Das Internet ist voll von Verschwörungstheorien. Viele davon bewahrheiten sich bei genauerer Betrachtung nicht. Im Zuge der behaupteten Corona-Pandemie verschwimmen aber leider oft die Grenzen. Einer dieser Fälle ist die Bestellung von Leichensäcken (Body Bags) durch Norwegen, die spätestens 2024 ausgeliefert werden sollen. Wir untersuchten vor einigen Wochen einen ähnlichen Fall aus Großbritannien (Schock-Ausschreibung in London: Räumlichkeiten für „überzählige Leichen“ gesucht) – dort wurde mit „Routineprozedur“ argumentiert.
Spätestens seit einem Twitter-Posting vom 21. Juli geht eine Nachricht viral durch die Sozialen Medien: Norwegen habe 3,4 Millionen Leichensäcke bestellt.
Offizielle Ausschreibung von Polizei und Streitkräften
Die offizielle Ausschreibung findet sich hier online bzw. auf Servern der Europäischen Union (Norwegen ist nicht Mitglied der EU). Der Auftrag umfasst Leichensäcke für die Polizei und das Militär in einem Wert von 30,5 Millionen Kronen, was etwa 3 Millionen Euro entspricht. Die Ausschreibung endete am 27.5.2021.
Norwegen hat 5,39 Millionen Einwohner. Die normale Todesrate in einem westeuropäischen Land bewegt sich im Bereich von einem Prozent der Wohnbevölkerung, in Norwegen sogar darunter. 3,4 Millionen Leichensäcke würde bei normalen Todesraten in Norwegen also mindestens 80 Jahre lang halten. Jetzt könnte man vermuten, dass die Beamten in diesem Land besonders lange voraus planen. Vielleicht gab es die Leichensäcke ja auch zu einem besonders günstigen Sonderpreis. Wäre man in Österreich, müsste man von einem korrupten Prozess ausgehen und die Hersteller der Leichensäcke hätten ein noch nicht nähere bekanntes Naheverhältnis zu Mitgliedern der Regierungspartei.
Report24 Recherche: kann das denn wahr sein?
Wir sind den Behauptungen auf den Grund gegangen. Die Behauptung dieser riesigen Anzahl dürfte zunächst einmal falsch sein. Ein ordentlicher Leichensack zur behördlichen Nutzung, mit Tragegriffen, Reissverschluss und Taschen für Gegenstände und Dokumente zur Identifikation kostet gewiss nicht nur einen Euro. Justina Gineityte hat eventuell die Bestellnummer für die Stückzahl gehalten und dabei auch noch einen Fehler im Komma gemacht. Denn ausgeschrieben waren: 33922000-9 Cadaver transport bags
Billige Leichensäcke gibt es am internationalen Markt ab ca. 15 US-Dollar, richtig gute, wie oben beschrieben, ab ca. 40 US-Dollar. Wenn also die gesamte Ausschreibungsumme für Leichensäcke investiert wird, geht es um 3,46 MIO US Dollar – und 86.500 Leichensäcke. Auch diese Zahl wäre eine mögliche Erklärung für die Fehlannahme von 3,4 Mio Leichensäcken – stattdessen ging es um eine Ausschreibungssumme von 3,4 Mil US Dollar.

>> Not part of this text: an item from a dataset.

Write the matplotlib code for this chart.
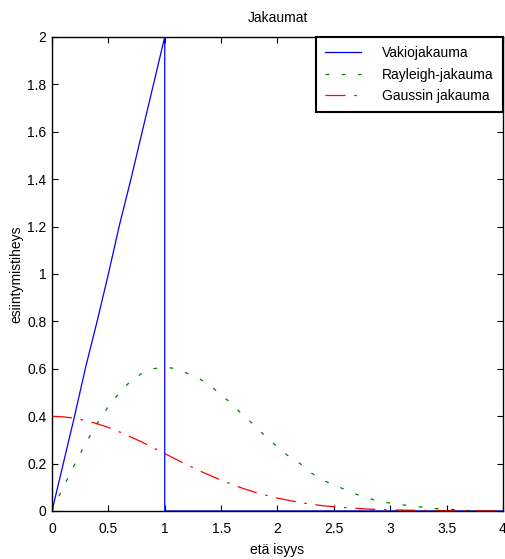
import matplotlib
matplotlib.use('Agg')
import matplotlib.pyplot as plt

plt.rcParams['font.family'] = ['Liberation Sans', 'DejaVu Sans']

# Vakiojakauma (blue)
vakio_x = [0, 0.1, 0.2, 0.3, 0.4, 0.5, 0.6, 0.7, 0.8, 0.9, 1.0, 1.0, 4.0]
vakio_y = [0, 0.2, 0.4, 0.61, 0.8, 1.0, 1.21, 1.4, 1.6, 1.8, 2.0, 0, 0]

# Rayleigh-jakauma (green)
ray_x = [0, 0.1, 0.2, 0.3, 0.4, 0.5, 0.6, 0.7, 0.8, 0.9, 1.0, 1.1, 1.2, 1.3, 1.4,
         1.5, 1.6, 1.7, 1.8, 1.9, 2.0, 2.1, 2.2, 2.3, 2.4, 2.5, 2.6, 2.7, 2.8,
         2.9, 3.0, 3.2, 3.4, 3.6, 3.7]
ray_y = [0, 0.1, 0.196, 0.287, 0.368, 0.441, 0.5, 0.549, 0.581, 0.6, 0.607, 0.6,
         0.58, 0.56, 0.53, 0.49, 0.45, 0.4, 0.36, 0.31, 0.27, 0.23, 0.2, 0.16,
         0.13, 0.11, 0.09, 0.07, 0.055, 0.04, 0.033, 0.02, 0.01, 0.005, 0.002]

# Gaussin jakauma (red)
gauss_x = [0, 0.1, 0.2, 0.3, 0.4, 0.5, 0.6, 0.7, 0.8, 0.9, 1.0, 1.1, 1.2, 1.3,
           1.4, 1.5, 1.6, 1.7, 1.8, 1.9, 2.0, 2.2, 2.4, 2.6, 2.8, 3.0, 3.5, 4.0]
gauss_y = [0.399, 0.397, 0.391, 0.381, 0.368, 0.352, 0.333, 0.312, 0.29, 0.266,
           0.242, 0.218, 0.194, 0.171, 0.15, 0.13, 0.111, 0.094, 0.079, 0.066,
           0.054, 0.035, 0.022, 0.014, 0.008, 0.004, 0.001, 0]

xticks = [0, 0.5, 1, 1.5, 2, 2.5, 3, 3.5, 4]
xticklabels = ['0', '0.5', '1', '1.5', '2', '2.5', '3', '3.5', '4']
yticks = [0, 0.2, 0.4, 0.6, 0.8, 1, 1.2, 1.4, 1.6, 1.8, 2]
yticklabels = ['0', '0.2', '0.4', '0.6', '0.8', '1', '1.2', '1.4', '1.6', '1.8', '2']

fig = plt.figure(figsize=(5.05, 5.59), dpi=100)
ax = fig.add_axes([0.103, 0.086, 0.893, 0.848])

ax.plot(vakio_x, vakio_y, color='#0000ff', lw=0.9, label='Vakiojakauma')
ax.plot(ray_x, ray_y, color='#008000', lw=0.9, linestyle=(0, (3, 10)), label='Rayleigh-jakauma')
ax.plot(gauss_x, gauss_y, color='#ff0000', lw=0.9, linestyle=(0, (16, 7, 2, 7)), label='Gaussin jakauma')

ax.set_xlim(0, 4)
ax.set_ylim(0, 2)
ax.set_xticks(xticks)
ax.set_xticklabels(xticklabels)
ax.set_yticks(yticks)
ax.set_yticklabels(yticklabels)
ax.tick_params(direction='in', top=True, right=True, labelsize=10, length=4, width=0.8)
ax.tick_params(axis='x', pad=8)
ax.tick_params(axis='y', pad=4)
for s in ax.spines.values():
    s.set_linewidth(1.0)

ax.set_title('Jakaumat', fontsize=10, pad=11)
ax.set_xlabel('etä isyys', fontsize=10, labelpad=5)
ax.set_ylabel('esiintymistiheys', fontsize=10, labelpad=3)

leg = ax.legend(loc='upper right', borderaxespad=0, fontsize=10, fancybox=False,
                edgecolor='black', framealpha=1, handlelength=2.6, handletextpad=1.5,
                borderpad=0.65, labelspacing=0.55)
leg.get_frame().set_linewidth(1.5)

fig.savefig('out.png', dpi=100)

Die Ausschreibung war wie folgt formuliert: Die Beschaffung umfasst Leichensäcke und Plastikflocken für die Polizei, den Gouverneur von Spitzbergen und die Streitkräfte. Wozu man „Plastikflocken“ in Verbindung mit Leichensäcken benötigt, ist unserer Redaktion unbekannt – über sachdienliche Hinweise freuen wir uns.
80.000 Leichensäcke für unbekannten Zweck
Aus 3,4 Millionen Leichensäcken wurden also überschaubare rund 80.000. Damit kann man immer noch alle regulären Toten Norwegens, die über einen Zeitraum von 2 Jahren versterben, in einen hübschen Plastiksack packen. Unseres Wissens ist dies in Norwegen nicht die übliche Bestattungsmethode. Unser Fazit: Die Bestellung erscheint in ihrer Dimension zwar ambitioniert, aber nicht in einem Maße überdimensioniert, dass die schlimmsten online nachlesbaren Vermutungen zutreffen könnten. Darunter schlechte Scherze wie eine Bevölkerungsreduktion um 50% oder die Vermutung, dass der Terrorist Breivik in Kürze aus dem Gefängnis entlassen werden könnte (was nicht zutrifft).